**Goal of the exercise:** Find how many lines in the material hold the word "matplotlib", then state that number and nothing more.

**Data in this exercise:**
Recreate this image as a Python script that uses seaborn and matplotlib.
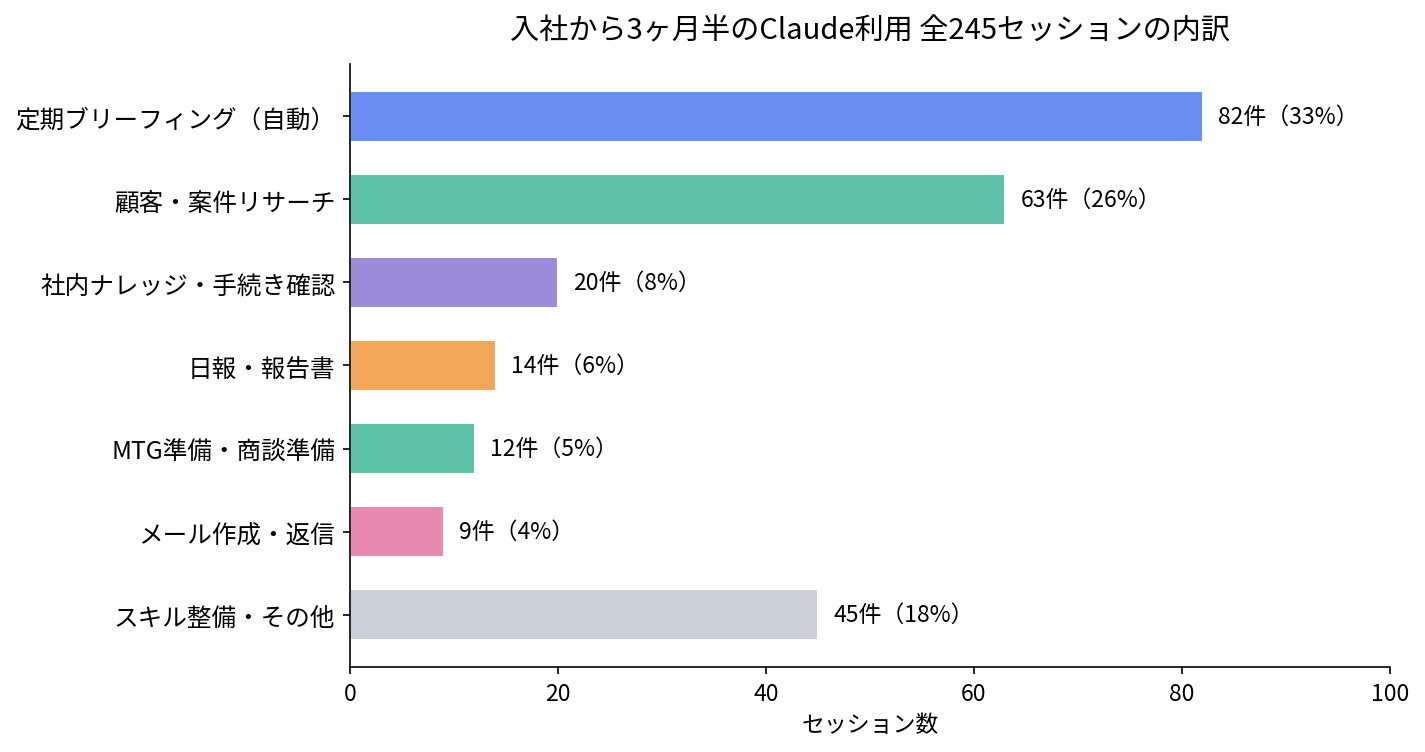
import pandas as pd
import matplotlib
matplotlib.use("Agg")
import matplotlib.pyplot as plt
import seaborn as sns

# data
categories = ['定期ブリーフィング（自動）', '顧客・案件リサーチ', '社内ナレッジ・手続き確認',
              '日報・報告書', 'MTG準備・商談準備', 'メール作成・返信', 'スキル整備・その他']
counts = [82, 63, 20, 14, 12, 9, 45]
percents = [33, 26, 8, 6, 5, 4, 18]
colors = ['#6B8EF3', '#5DC1A7', '#9B8CDA', '#F2A65A', '#5DC1A7', '#E88AAF', '#C9CED7']

sns.set_style("ticks")
plt.rcParams['font.family'] = ['Noto Sans CJK JP', 'DejaVu Sans']
plt.rcParams.update({'text.color': 'black', 'axes.labelcolor': 'black',
                     'axes.edgecolor': 'black', 'xtick.color': 'black',
                     'ytick.color': 'black'})

df = pd.DataFrame({'category': categories, 'count': counts})

fig, ax = plt.subplots(figsize=(9.5, 5.02), dpi=150)
sns.barplot(data=df, x='count', y='category', hue='category', palette=colors,
            order=categories, legend=False, width=0.62, saturation=1, ax=ax)

for i, (c, p) in enumerate(zip(counts, percents)):
    ax.text(c + 1.5, i, f'{c}件（{p}%）', va='center', ha='left', fontsize=11)

ax.set_xlim(0, 100)
ax.set_ylim(len(categories) - 1 + 0.63, -0.63)
ax.set_title('入社から3ヶ月半のClaude利用 全245セッションの内訳', fontsize=14, pad=12)
ax.set_xlabel('セッション数', fontsize=11)
ax.set_ylabel('')
ax.tick_params(axis='y', labelsize=11.8)
ax.tick_params(axis='x', labelsize=11)
sns.despine(ax=ax)

plt.subplots_adjust(left=0.2456, right=0.9754, top=0.9137, bottom=0.1129)
plt.savefig('out.png', dpi=150)
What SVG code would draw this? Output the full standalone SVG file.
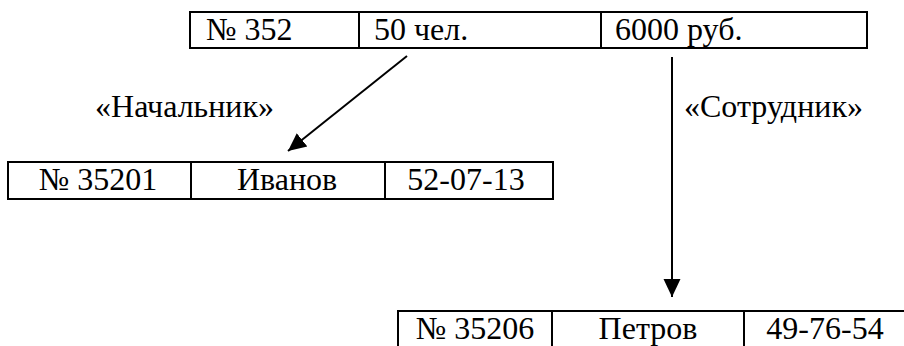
<svg xmlns="http://www.w3.org/2000/svg" width="904" height="346" viewBox="0 0 904 346">
<style>
.cell{fill:#fff;stroke:#000;stroke-width:2}
.div{stroke:#000;stroke-width:2}
.conn{stroke:#000;stroke-width:2;fill:none}
</style>
<defs>
<marker id="ah" markerUnits="userSpaceOnUse" markerWidth="20" markerHeight="20" viewBox="0 0 20 20" refX="18" refY="10" orient="auto">
<path d="M0,1.5 L18,10 L0,18.5 Z" fill="#000"/>
</marker>
</defs>
<g font-family="'Liberation Serif'" font-size="32" fill="#000">
<g id="top">
<rect class="cell" x="190" y="12" width="677" height="36"/>
<line class="div" x1="359" y1="12" x2="359" y2="48"/>
<line class="div" x1="601" y1="12" x2="601" y2="48"/>
<text x="206" y="40">№ 352</text>
<text x="374" y="40">50 чел.</text>
<text x="615" y="40">6000 руб.</text>
</g>
<g id="left" text-anchor="middle">
<rect class="cell" x="8" y="162" width="545" height="37"/>
<line class="div" x1="191" y1="162" x2="191" y2="199"/>
<line class="div" x1="385" y1="162" x2="385" y2="199"/>
<text x="98" y="190">№ 35201</text>
<text x="287" y="190">Иванов</text>
<text x="466" y="190">52-07-13</text>
</g>
<g id="bottom" text-anchor="middle">
<rect class="cell" x="398" y="311" width="520" height="50"/>
<line class="div" x1="552" y1="311" x2="552" y2="346"/>
<line class="div" x1="744" y1="311" x2="744" y2="346"/>
<text x="475" y="339">№ 35206</text>
<text x="648" y="339">Петров</text>
<text x="825" y="339">49-76-54</text>
</g>
<g id="connectors">
<line class="conn" x1="407" y1="56" x2="288" y2="151" marker-end="url(#ah)"/>
<line class="conn" x1="672" y1="57" x2="672" y2="297" marker-end="url(#ah)"/>
</g>
<g id="labels">
<text x="274" y="117" text-anchor="end">«Начальник»</text>
<text x="684" y="117">«Сотрудник»</text>
</g>
</g>
</svg>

**Problem solution:** 4